When someone wears their "I survived another day of pretending to care" hoodie ironically but actually needs sunlight, that’s when the joke hits different.
How Brands Hijacked the Vibe
Like any good Gen Z slang, corporations quickly co-opted it. Suddenly, "touch grass" appeared on everything from aesthetic candles marketed as "digital detox aids" to ironic t-shirts worn by people who definitely hadn’t seen a park in weeks.
The meme’s commercial afterlife proves its cultural weight—we’ll buy the merch before we’ll actually log off.
When the Joke Became Self-Aware
The meta twist? People now preemptively tell themselves to touch grass before others can. It’s spawned spin-offs like "touch fabric" (for fashion obsessives) and "touch soil" (for plant parents).
This self-roasting shows Gen Z’s trademark awareness—we know we’re online too much, but changing that? That’s harder than explaining TikTok humor to boomers.
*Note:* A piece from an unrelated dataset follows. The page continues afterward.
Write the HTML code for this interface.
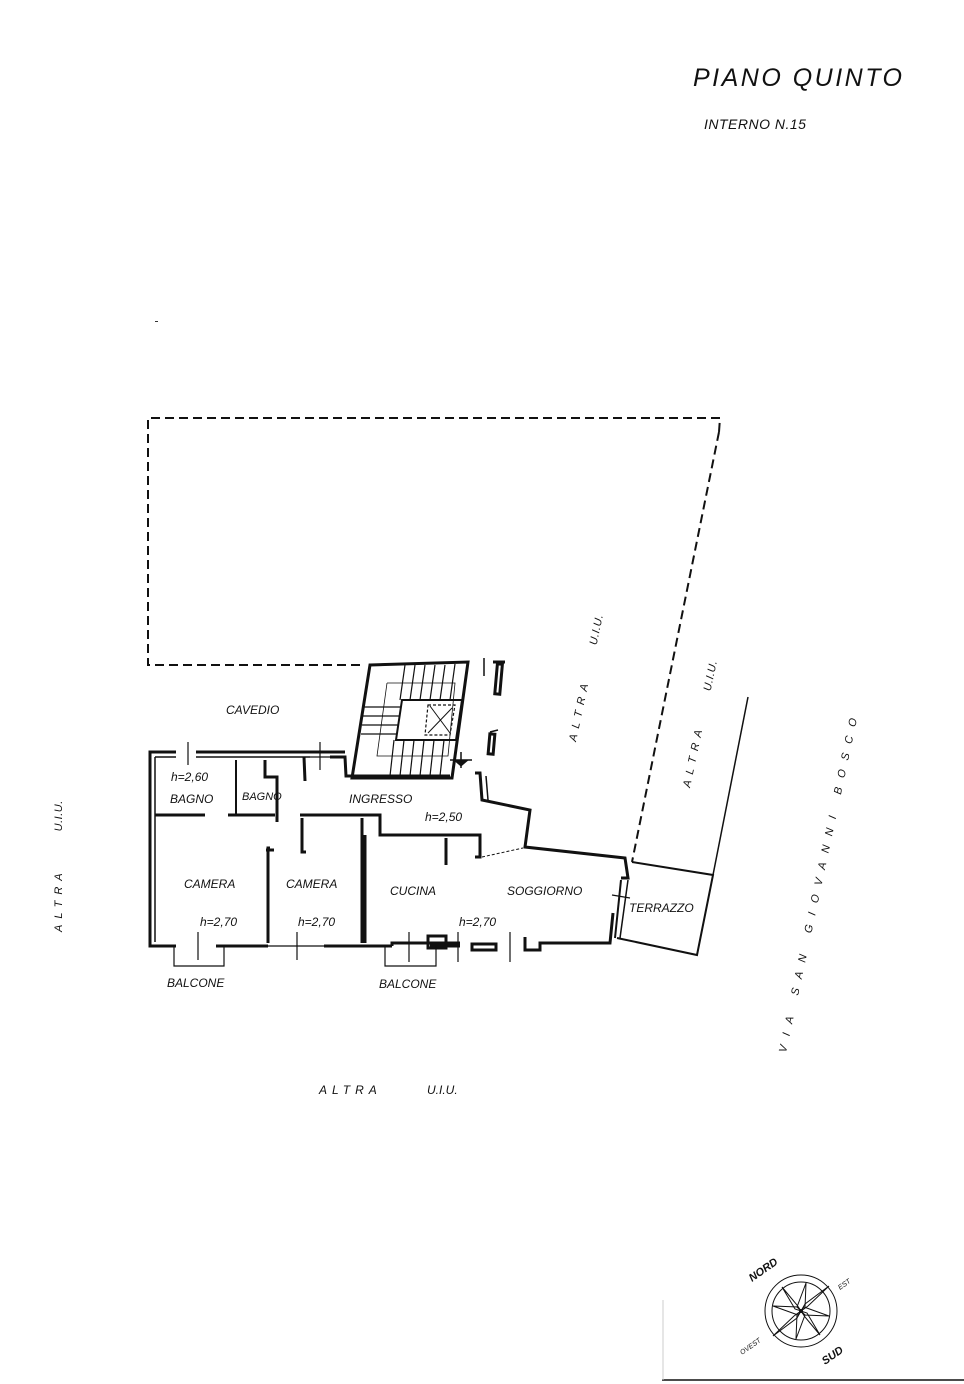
<!DOCTYPE html>
<html><head><meta charset="utf-8"><style>
html,body{margin:0;padding:0;background:#fff;}
svg{display:block;}
text{font-family:"Liberation Sans",sans-serif;font-style:italic;fill:#111;}
</style></head><body>
<svg width="964" height="1384" viewBox="0 0 964 1384" xmlns="http://www.w3.org/2000/svg">
<!-- titles -->
<text x="693" y="86" font-size="25" letter-spacing="2.5">PIANO  QUINTO</text>
<text x="704" y="129" font-size="14" letter-spacing="0.5">INTERNO  N.15</text>
<rect x="155" y="321" width="3" height="1" fill="#333"/>

<!-- dashed outline -->
<g fill="none" stroke="#111" stroke-width="2" stroke-dasharray="9,5">
<polyline points="360,665 148,665 148,418 720,418 719,432"/>
<line x1="719" y1="432" x2="632" y2="862"/>
</g>

<!-- ALTRA right boundary line -->
<line x1="748" y1="697" x2="713" y2="875" stroke="#111" stroke-width="1.5"/>

<!-- walls -->
<g fill="none" stroke="#111" stroke-width="3" stroke-linejoin="miter">
<polyline points="176,752 150,752 150,946 176,946"/>
<polyline points="196,752 345,752"/>
<line x1="155" y1="757" x2="155" y2="942" stroke-width="1.5"/>
<polyline points="155,757 176,757" stroke-width="1.5"/>
<polyline points="196,757 310,757" stroke-width="1.5"/>
<polyline points="330,757 345,757 346,776 450,776"/>
<line x1="155" y1="815" x2="205" y2="815"/>
<line x1="228" y1="815" x2="275" y2="815"/>
<polyline points="236,760 236,815" stroke-width="2"/>
<polyline points="265,760 265,777 277,777 277,822"/>
<polyline points="304,757 305,781"/>
<polyline points="270,848 268,848 268,943"/>
<polyline points="274,850 266,850"/>
<polyline points="300,815 380,815 380,835 480,835 480,857 475,857"/>
<polyline points="302,818 302,852 306,852"/>
<line x1="362" y1="818" x2="362" y2="943"/>
<line x1="365" y1="835" x2="365" y2="943"/>
<line x1="446" y1="838" x2="446" y2="865"/>
<polyline points="150,946 176,946"/>
<line x1="216" y1="946" x2="268" y2="946"/>
<line x1="324" y1="946" x2="392" y2="946"/>
<polyline points="392,946 392,943 460,943"/>
<line x1="460" y1="946" x2="430" y2="946"/>
<rect x="428" y="936" width="18" height="12"/>
<rect x="472" y="944" width="24" height="6"/>
<polyline points="525,937 525,950 540,950 540,943 610,943 613,913"/>
<polyline points="475,773 480,773 482,800 530,810 525,847 625,858 628,878 621,878"/>
<line x1="486" y1="776" x2="488" y2="800" stroke-width="1.5"/>
<line x1="490" y1="732" x2="498" y2="730" stroke-width="1.5"/>
<rect x="489" y="734" width="5" height="20" transform="rotate(5 491 744)"/>
<rect x="496" y="664" width="5" height="30" transform="rotate(5 498 680)"/>
<line x1="493" y1="662" x2="505" y2="662"/>
<line x1="484" y1="658" x2="484" y2="676" stroke-width="1.5"/>
<polyline points="632,862 713,875 697,955 617,938" stroke-width="2"/>
<line x1="621" y1="880" x2="615" y2="938" stroke-width="2"/>
<line x1="628" y1="880" x2="620" y2="938" stroke-width="1.5"/>
</g>
<line x1="482" y1="857" x2="523" y2="848" stroke="#111" stroke-width="1" stroke-dasharray="3,2"/>
<g stroke="#111" stroke-width="1.2">
<line x1="188" y1="742" x2="188" y2="765"/>
<line x1="320" y1="742" x2="320" y2="770"/>
<line x1="310" y1="757" x2="332" y2="757"/>
<line x1="198" y1="932" x2="198" y2="960"/>
<line x1="297" y1="932" x2="297" y2="960"/>
<line x1="409" y1="932" x2="409" y2="962"/>
<line x1="458" y1="932" x2="458" y2="962"/>
<line x1="510" y1="932" x2="510" y2="962"/>
<line x1="268" y1="946" x2="324" y2="946"/>
<line x1="612" y1="895" x2="630" y2="898"/>
<polyline points="174,946 174,966 224,966 224,946" fill="none"/>
<polyline points="385,946 385,966 436,966 436,946" fill="none"/>
</g>

<!-- stairs -->
<g fill="none" stroke="#111">
<polygon points="370,665 468,662 452,778 352,778" stroke-width="3"/>
<polygon points="402,700 462,700 456,740 396,740" stroke-width="2"/>
<polygon points="428,705 455,705 450,735 425,735" stroke-width="1.2" stroke-dasharray="3,2"/>
<line x1="430" y1="706" x2="450" y2="733" stroke-width="1"/>
<line x1="452" y1="708" x2="428" y2="733" stroke-width="1"/>
<g stroke-width="1.2">
<line x1="405" y1="665" x2="400" y2="700"/><line x1="415" y1="665" x2="410" y2="700"/>
<line x1="425" y1="665" x2="420" y2="700"/><line x1="435" y1="665" x2="430" y2="700"/>
<line x1="445" y1="665" x2="440" y2="700"/><line x1="455" y1="664" x2="450" y2="700"/>
<line x1="394" y1="740" x2="390" y2="776"/><line x1="404" y1="740" x2="400" y2="776"/>
<line x1="414" y1="740" x2="410" y2="776"/><line x1="424" y1="740" x2="420" y2="776"/>
<line x1="434" y1="740" x2="430" y2="776"/><line x1="444" y1="740" x2="440" y2="776"/>
<line x1="364" y1="707" x2="400" y2="707"/><line x1="363" y1="716" x2="399" y2="716"/>
<line x1="362" y1="725" x2="398" y2="725"/><line x1="361" y1="734" x2="397" y2="734"/>
<polyline points="387,683 455,683 448,756 377,756 387,683" stroke-width="0.8"/>
</g>
<line x1="450" y1="760" x2="472" y2="760" stroke-width="1.5"/>
<line x1="461" y1="752" x2="461" y2="768" stroke-width="1.5"/>
<polygon points="454,760 468,760 461,766" fill="#111"/>
</g>

<!-- room labels -->
<g font-size="12">
<text x="226" y="714">CAVEDIO</text>
<text x="171" y="781">h=2,60</text>
<text x="170" y="803">BAGNO</text>
<text x="242" y="800" font-size="11">BAGNO</text>
<text x="349" y="803">INGRESSO</text>
<text x="425" y="821">h=2,50</text>
<text x="184" y="888">CAMERA</text>
<text x="286" y="888">CAMERA</text>
<text x="390" y="895">CUCINA</text>
<text x="507" y="895">SOGGIORNO</text>
<text x="200" y="926">h=2,70</text>
<text x="298" y="926">h=2,70</text>
<text x="459" y="926">h=2,70</text>
<text x="629" y="912">TERRAZZO</text>
<text x="167" y="987">BALCONE</text>
<text x="379" y="988">BALCONE</text>
<text x="319" y="1094" letter-spacing="5">ALTRA</text>
<text x="427" y="1094">U.I.U.</text>
</g>
<g font-size="11">
<text transform="translate(62,932) rotate(-90)" letter-spacing="6">ALTRA<tspan dx="36" letter-spacing="0.5">U.I.U.</tspan></text>
<text transform="translate(576,742) rotate(-78)" letter-spacing="6">ALTRA<tspan dx="34" letter-spacing="0.5">U.I.U.</tspan></text>
<text transform="translate(690,788) rotate(-78)" letter-spacing="6">ALTRA<tspan dx="34" letter-spacing="0.5">U.I.U.</tspan></text>
<text transform="translate(786,1053) rotate(-78)" letter-spacing="9.5">VIA SAN GIOVANNI BOSCO</text>
</g>

<!-- compass -->
<g fill="none" stroke="#111" stroke-width="1">
<circle cx="801" cy="1311" r="36"/>
<circle cx="801" cy="1311" r="29"/>
<polygon points="806,1283 805,1308 801,1311 797,1307" />
<polygon points="796,1339 797,1314 801,1311 805,1315"/>
<polygon points="773,1306 798,1307 801,1311 798,1315"/>
<polygon points="829,1316 804,1315 801,1311 804,1307"/>
<polygon points="782,1287 797,1305 801,1311 795,1309"/>
<polygon points="820,1335 805,1317 801,1311 807,1313"/>
<polygon points="829,1286 808,1306 801,1311 805,1304"/>
<polygon points="773,1336 794,1316 801,1311 797,1318"/>
<circle cx="801" cy="1311" r="1.5" fill="#111"/>
</g>
<text transform="translate(752,1282) rotate(-35)" font-size="11" font-weight="bold" font-style="normal" font-family="Liberation Serif,serif">NORD</text>
<text transform="translate(825,1365) rotate(-35)" font-size="11" font-weight="bold" font-style="normal" font-family="Liberation Serif,serif">SUD</text>
<text transform="translate(840,1290) rotate(-35)" font-size="7" font-style="normal">EST</text>
<text transform="translate(742,1355) rotate(-35)" font-size="7" font-style="normal">OVEST</text>
<line x1="662" y1="1380" x2="964" y2="1380" stroke="#111" stroke-width="1.5"/>
<line x1="663" y1="1300" x2="663" y2="1380" stroke="#ccc" stroke-width="1"/>
</svg>
</body></html>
Grass-Touching as Self-Care
Beyond the jokes, the meme taps into Gen Z’s pragmatic approach to mental health. Unlike millennials’ "treat yourself" culture, zoomers prefer blunt honesty—sometimes you don’t need a candlelit bath, you need to literally go outside.
It’s the anti-influencer advice: no expensive routines, just sunlight and perspective.
Will the Meme Itself Need to Touch Grass?
All internet slang eventually becomes cringe (see: how "on fleek" aged). But "touch grass" might outlast others because it serves a real function—a check against the digital rabbit holes we all fall into.
Pro tip: If you’re still reading this instead of going outside, the meme’s about you. We’ll wait.